Brief:
Copy out every line in the entries below that includes "page".
— BEGIN Input data —
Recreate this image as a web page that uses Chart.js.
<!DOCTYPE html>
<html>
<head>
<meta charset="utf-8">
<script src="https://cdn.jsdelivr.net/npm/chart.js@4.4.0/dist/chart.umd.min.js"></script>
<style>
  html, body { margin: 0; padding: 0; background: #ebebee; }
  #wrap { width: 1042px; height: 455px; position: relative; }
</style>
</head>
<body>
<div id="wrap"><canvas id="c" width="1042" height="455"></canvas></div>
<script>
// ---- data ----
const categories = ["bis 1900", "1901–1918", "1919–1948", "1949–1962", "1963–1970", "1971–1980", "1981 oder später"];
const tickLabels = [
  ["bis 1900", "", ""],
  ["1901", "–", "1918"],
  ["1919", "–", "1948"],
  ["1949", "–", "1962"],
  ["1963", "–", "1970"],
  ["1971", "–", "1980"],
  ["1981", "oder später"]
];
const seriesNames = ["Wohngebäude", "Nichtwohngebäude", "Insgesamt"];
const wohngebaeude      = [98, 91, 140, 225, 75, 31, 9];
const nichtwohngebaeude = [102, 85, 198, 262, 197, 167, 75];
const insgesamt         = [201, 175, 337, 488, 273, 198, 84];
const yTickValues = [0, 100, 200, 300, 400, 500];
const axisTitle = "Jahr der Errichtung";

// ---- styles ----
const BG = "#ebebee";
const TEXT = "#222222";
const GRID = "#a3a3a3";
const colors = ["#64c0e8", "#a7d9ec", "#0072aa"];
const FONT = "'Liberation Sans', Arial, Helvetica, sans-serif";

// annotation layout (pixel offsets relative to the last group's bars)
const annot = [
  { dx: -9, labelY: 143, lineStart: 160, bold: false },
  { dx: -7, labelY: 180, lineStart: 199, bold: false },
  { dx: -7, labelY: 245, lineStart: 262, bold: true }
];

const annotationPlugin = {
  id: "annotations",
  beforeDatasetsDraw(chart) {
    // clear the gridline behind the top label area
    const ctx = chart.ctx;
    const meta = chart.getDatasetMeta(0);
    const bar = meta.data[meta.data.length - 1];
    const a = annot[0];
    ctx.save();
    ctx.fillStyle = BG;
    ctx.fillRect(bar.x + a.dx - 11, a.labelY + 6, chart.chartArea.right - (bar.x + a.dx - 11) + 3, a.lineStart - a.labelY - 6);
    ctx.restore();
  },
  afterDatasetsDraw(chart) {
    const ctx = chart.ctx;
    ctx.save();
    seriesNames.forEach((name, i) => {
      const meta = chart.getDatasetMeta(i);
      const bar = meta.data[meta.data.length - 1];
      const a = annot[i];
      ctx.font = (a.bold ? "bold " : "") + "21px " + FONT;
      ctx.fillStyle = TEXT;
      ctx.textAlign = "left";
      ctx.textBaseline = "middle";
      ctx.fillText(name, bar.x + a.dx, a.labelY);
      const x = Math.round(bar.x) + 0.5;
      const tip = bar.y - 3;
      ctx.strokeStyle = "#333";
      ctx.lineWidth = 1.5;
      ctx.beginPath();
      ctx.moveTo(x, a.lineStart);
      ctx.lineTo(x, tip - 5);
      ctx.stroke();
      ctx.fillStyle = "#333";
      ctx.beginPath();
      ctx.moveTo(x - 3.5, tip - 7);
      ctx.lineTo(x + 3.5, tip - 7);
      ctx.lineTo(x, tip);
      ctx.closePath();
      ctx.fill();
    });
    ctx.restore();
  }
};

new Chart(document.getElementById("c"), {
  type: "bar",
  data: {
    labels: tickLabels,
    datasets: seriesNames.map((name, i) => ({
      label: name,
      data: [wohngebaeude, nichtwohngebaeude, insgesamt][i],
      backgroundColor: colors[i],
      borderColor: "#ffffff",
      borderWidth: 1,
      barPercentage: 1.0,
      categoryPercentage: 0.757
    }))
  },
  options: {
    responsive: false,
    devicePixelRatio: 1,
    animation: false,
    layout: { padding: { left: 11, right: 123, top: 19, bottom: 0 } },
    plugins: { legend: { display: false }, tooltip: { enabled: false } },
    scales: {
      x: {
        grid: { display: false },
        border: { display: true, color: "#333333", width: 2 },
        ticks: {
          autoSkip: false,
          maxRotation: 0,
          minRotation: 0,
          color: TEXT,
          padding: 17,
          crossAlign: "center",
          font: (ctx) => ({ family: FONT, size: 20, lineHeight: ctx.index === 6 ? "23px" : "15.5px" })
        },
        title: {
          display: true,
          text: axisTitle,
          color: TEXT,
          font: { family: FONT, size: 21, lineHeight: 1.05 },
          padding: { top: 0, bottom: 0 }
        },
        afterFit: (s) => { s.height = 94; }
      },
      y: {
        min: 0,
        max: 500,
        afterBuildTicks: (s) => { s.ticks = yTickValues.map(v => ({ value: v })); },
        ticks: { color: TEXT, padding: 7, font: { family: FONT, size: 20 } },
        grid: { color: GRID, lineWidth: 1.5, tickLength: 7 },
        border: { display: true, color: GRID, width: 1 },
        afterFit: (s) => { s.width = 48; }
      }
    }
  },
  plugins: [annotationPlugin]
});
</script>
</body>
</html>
— END Input data —
— BEGIN Input data —
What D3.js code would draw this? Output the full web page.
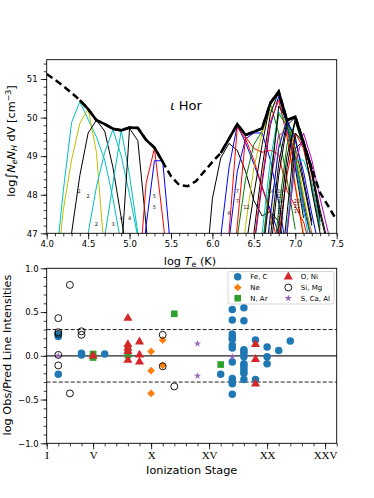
— END Input data —
Expected answer:
Recreate this image as a web page that uses Chart.js.
What D3.js code would draw this? Output the full web page.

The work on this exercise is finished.